Quanto ao papel dos militares, discordo radicalmente da "omissão" de Lúcia Hippolito. Em todas as crises do período (e desde o Manifesto dos Coronéis!), os militares tiveram ação tão marcante que seria impensável apresentá-los como coadjuvantes. Foram atores políticos de primeiro plano (lembro a definição de Afonso Arinos: "o grande partido nas horas de crise, é o Exército"). Em 1954 não me parece que foi o PSD quem "resolveu" a crise, mas o próprio Getúlio, com sua trágica opção pelo suicídio como arma política. Em 1961, se a emenda parlamentarista foi uma solução, "civil e política", não há como diminuir a eficiente pressão dos militares para "forçar o consenso". Não me parece igualmente razoável negligenciar o papel das Forças Armadas na crise de novembro de 1955, que definiria o poder do PSD e seus aliados. Como se sabe, a posse de Juscelino e Jango só foi resolvida na "administração da crise" pelos militares - a seu modo, é claro, com o famoso "contragolpe preventivo" do General Lott. Nesse ponto são dignos de nota os depoimentos de Juscelino - "meu governo se apoiava num tripé: o general ministro da Guerra, o coronel chefe de Polícia e o ministro da Justiça" - e de Tancredo Neves, que se referia aos militares como "co-responsáveis e agentes fiscalizadores junto ao governo" (5). A sabedoria maior do PSD, naquelas crises, estaria em perceber claramente de que lado sopravam os ventos da divisão entre os militares e dela se beneficiar. Ainda é Afonso Arinos - udenista mineiro, mas por isso mesmo identificado com o estilo pessedista - quem afirma: "a divisão das Forças Armadas é garantia do poder civil". As crises de 54 e 55, beneficiárias daquela divisão, adiaram a fatídica união de empresários com militares, receita infalível para o sucesso do golpe de 64.

A leitura desse livro provoca uma reflexão, das mais oportunas, sobre aquelas "heranças" que refletem, até hoje, a fragilidade de nosso sistema partidário. A "democracia controlada", sob a hegemonia do PSD, expõe as limitações do sistema de representação no populismo. Se a valorização da competição partidária e eleitoral garantia um mínimo de representatividade, o sistema permanecia bloqueado para a efetiva participação política das massas, então reconhecidas através do voto. Nesse sentido, uma análise mais interessante deste livro se refere ao conflito, dentro do partido, entre as "raposas" e a "ala moça", no início dos anos sessenta. Os dissidentes colocavam em risco os pilares da tradição política das elites, como o coronelismo, o clientelismo e a "oligarquização das chefias". Foram esmagados.

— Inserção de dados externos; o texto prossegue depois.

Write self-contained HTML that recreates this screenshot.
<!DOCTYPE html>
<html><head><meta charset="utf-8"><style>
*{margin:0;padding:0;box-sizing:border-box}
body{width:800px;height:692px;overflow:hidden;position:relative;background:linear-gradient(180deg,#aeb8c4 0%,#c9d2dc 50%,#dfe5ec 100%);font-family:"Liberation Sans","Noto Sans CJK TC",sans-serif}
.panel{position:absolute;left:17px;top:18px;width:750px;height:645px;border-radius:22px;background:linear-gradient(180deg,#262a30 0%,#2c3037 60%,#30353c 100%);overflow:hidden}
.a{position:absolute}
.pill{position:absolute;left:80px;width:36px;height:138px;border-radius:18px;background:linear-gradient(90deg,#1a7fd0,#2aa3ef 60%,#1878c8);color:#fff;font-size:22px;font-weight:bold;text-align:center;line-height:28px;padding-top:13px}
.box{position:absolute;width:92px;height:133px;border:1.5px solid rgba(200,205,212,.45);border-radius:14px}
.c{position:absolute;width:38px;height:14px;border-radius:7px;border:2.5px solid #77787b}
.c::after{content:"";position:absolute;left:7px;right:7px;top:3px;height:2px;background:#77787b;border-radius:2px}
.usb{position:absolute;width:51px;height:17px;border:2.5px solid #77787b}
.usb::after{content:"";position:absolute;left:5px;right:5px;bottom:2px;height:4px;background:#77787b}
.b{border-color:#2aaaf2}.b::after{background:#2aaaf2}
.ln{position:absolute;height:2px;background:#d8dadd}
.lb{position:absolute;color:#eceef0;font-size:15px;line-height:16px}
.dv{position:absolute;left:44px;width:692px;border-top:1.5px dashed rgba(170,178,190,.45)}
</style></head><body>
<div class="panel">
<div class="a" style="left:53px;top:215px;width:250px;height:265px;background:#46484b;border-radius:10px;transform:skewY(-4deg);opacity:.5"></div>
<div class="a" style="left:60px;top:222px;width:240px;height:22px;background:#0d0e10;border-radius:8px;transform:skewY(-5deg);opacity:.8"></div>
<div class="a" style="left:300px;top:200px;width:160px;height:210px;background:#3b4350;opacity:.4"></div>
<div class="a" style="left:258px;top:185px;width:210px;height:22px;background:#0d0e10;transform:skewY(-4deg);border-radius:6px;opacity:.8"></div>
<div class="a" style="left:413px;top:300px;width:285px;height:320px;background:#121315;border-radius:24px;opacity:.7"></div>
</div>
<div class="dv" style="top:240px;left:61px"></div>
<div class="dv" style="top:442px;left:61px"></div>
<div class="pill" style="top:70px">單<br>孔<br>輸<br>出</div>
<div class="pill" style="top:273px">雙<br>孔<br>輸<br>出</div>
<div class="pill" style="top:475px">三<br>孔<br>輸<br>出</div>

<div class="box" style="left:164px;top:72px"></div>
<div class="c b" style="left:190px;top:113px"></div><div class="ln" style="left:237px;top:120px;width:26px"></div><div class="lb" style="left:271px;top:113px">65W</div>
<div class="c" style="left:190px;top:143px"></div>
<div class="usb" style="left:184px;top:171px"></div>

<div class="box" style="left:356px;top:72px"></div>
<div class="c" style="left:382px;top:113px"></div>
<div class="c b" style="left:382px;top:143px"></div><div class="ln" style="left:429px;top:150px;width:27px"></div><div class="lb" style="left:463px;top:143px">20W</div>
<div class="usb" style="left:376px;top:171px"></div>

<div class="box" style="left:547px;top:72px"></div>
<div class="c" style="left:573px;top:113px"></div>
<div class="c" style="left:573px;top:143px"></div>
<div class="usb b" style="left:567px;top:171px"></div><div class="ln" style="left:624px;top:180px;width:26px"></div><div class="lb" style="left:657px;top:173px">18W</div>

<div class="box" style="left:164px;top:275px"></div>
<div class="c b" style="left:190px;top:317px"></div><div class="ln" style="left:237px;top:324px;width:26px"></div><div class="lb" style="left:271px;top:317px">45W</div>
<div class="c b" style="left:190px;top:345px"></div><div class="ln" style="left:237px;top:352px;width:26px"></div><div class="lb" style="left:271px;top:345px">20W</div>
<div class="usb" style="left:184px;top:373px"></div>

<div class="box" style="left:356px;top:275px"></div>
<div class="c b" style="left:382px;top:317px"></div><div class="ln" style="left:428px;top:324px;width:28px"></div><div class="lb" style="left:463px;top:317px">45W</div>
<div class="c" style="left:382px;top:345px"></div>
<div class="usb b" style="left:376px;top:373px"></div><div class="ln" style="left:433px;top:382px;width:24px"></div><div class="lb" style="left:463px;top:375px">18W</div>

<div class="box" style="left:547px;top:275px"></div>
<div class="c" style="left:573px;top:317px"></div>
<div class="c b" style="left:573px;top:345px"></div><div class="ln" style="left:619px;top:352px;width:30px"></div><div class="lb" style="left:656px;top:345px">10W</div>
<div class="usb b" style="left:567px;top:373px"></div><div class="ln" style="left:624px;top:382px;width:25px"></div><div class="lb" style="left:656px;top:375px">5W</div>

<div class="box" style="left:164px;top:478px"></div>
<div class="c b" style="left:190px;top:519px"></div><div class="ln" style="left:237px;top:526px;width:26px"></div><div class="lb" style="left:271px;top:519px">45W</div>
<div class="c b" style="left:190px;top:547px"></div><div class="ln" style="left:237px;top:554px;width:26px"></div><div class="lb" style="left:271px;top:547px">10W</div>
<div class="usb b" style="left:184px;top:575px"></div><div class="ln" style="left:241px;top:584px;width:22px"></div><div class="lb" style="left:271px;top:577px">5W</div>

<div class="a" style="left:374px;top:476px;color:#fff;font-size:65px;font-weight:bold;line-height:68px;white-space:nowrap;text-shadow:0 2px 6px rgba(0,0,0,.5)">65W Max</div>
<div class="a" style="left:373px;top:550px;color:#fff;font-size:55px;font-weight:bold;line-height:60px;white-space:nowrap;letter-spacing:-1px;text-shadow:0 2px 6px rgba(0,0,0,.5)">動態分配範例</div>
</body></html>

Lúcia Hippolito conclui (e, felizmente, com frieza de analista, apesar de sua nítida admiração pela competência pessedista) que a "fuga do PSD do centro", descambando para a direita, contribuiu para a fragmentação do partido e para o colapso do sistema em 64. O que nos leva a refletir - com o devido "realismo", tão justificado por "eles" mesmos - se não seria esta a tendência natural dos partidos que se dizem "de centro", quando não têm a coragem de se afirmarem claramente conservadores de direita. Já que se fala, hoje, em "volta do populismo", em "retrocesso", em "radicalização para a direita", seria bom tentar entender como um "partido de centro", acuado pelas crescentes reivindicações da cidadania, poderia sobreviver sem "descambar" para a direita. Basta observar, por exemplo, os rumos do atual PFL e suas inclinações janistas. A morte de Tancredo Neves liquidou com seu velho sonho de forjar uma democratização à moda de 45, mas com o "PSD" no lugar da "UDN". Não deu certo. Talvez nos tenha sobrado, como lembrou Raymundo Faoro, (6) a perspectiva tragicômica de um "Estado Novo do PMDB".